> _Written task_
Everything from the first line of the records below through the line containing "ax_bot = fig.add_axes([0.118, 0.1256, 0.877, 0.5824])" is to be retyped exactly; leave out the rest.

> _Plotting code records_
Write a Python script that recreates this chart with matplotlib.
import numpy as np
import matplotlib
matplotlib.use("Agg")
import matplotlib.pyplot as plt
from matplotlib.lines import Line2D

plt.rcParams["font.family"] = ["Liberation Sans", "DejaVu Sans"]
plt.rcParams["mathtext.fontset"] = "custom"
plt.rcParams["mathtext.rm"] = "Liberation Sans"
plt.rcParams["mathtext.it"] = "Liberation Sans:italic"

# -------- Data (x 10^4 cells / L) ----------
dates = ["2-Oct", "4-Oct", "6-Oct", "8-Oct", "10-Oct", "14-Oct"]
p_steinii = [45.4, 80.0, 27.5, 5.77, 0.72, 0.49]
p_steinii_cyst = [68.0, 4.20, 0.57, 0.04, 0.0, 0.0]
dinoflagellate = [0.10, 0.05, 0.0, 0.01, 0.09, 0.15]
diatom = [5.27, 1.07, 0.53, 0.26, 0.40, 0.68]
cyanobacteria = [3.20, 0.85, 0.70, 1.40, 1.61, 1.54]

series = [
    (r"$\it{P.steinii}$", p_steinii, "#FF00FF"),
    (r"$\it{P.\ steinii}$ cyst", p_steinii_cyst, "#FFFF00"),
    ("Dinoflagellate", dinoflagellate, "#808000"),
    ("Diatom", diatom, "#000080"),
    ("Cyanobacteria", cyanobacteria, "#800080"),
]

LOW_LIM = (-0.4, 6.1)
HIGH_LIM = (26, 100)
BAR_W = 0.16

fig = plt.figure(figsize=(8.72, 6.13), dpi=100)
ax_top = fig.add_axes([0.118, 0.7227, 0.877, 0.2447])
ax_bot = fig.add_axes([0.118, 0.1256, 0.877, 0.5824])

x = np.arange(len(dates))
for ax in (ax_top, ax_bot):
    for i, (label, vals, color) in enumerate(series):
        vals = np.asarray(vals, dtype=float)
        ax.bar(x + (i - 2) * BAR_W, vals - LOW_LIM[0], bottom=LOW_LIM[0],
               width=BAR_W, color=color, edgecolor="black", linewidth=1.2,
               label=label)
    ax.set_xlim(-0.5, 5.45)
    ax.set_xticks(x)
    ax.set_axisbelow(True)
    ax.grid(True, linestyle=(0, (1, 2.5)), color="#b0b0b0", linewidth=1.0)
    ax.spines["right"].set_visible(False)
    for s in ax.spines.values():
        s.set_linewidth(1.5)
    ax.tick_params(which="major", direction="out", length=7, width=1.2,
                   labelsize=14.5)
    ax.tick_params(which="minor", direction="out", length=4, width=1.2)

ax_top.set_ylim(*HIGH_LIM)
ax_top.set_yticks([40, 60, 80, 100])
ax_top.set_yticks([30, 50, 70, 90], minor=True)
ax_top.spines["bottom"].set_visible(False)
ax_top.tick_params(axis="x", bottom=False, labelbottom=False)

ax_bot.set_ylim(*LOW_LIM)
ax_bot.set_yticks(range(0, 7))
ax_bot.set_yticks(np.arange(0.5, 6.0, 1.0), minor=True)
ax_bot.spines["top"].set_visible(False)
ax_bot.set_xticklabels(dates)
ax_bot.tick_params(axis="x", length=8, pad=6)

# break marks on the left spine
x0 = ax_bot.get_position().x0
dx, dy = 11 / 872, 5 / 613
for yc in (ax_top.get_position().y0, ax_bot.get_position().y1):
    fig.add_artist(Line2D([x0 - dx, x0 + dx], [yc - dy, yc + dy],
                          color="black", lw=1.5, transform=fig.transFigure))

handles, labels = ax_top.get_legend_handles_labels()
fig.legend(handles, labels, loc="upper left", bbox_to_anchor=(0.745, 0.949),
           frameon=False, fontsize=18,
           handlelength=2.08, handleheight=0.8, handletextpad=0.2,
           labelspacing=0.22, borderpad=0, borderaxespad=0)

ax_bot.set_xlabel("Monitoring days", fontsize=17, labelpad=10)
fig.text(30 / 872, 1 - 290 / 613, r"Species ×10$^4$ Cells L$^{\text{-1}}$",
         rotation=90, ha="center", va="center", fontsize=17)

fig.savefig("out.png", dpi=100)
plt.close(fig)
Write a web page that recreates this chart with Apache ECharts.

> _Exercise answer_
Write a Python script that recreates this chart with matplotlib.
import numpy as np
import matplotlib
matplotlib.use("Agg")
import matplotlib.pyplot as plt
from matplotlib.lines import Line2D

plt.rcParams["font.family"] = ["Liberation Sans", "DejaVu Sans"]
plt.rcParams["mathtext.fontset"] = "custom"
plt.rcParams["mathtext.rm"] = "Liberation Sans"
plt.rcParams["mathtext.it"] = "Liberation Sans:italic"

# -------- Data (x 10^4 cells / L) ----------
dates = ["2-Oct", "4-Oct", "6-Oct", "8-Oct", "10-Oct", "14-Oct"]
p_steinii = [45.4, 80.0, 27.5, 5.77, 0.72, 0.49]
p_steinii_cyst = [68.0, 4.20, 0.57, 0.04, 0.0, 0.0]
dinoflagellate = [0.10, 0.05, 0.0, 0.01, 0.09, 0.15]
diatom = [5.27, 1.07, 0.53, 0.26, 0.40, 0.68]
cyanobacteria = [3.20, 0.85, 0.70, 1.40, 1.61, 1.54]

series = [
    (r"$\it{P.steinii}$", p_steinii, "#FF00FF"),
    (r"$\it{P.\ steinii}$ cyst", p_steinii_cyst, "#FFFF00"),
    ("Dinoflagellate", dinoflagellate, "#808000"),
    ("Diatom", diatom, "#000080"),
    ("Cyanobacteria", cyanobacteria, "#800080"),
]

LOW_LIM = (-0.4, 6.1)
HIGH_LIM = (26, 100)
BAR_W = 0.16

fig = plt.figure(figsize=(8.72, 6.13), dpi=100)
ax_top = fig.add_axes([0.118, 0.7227, 0.877, 0.2447])
ax_bot = fig.add_axes([0.118, 0.1256, 0.877, 0.5824])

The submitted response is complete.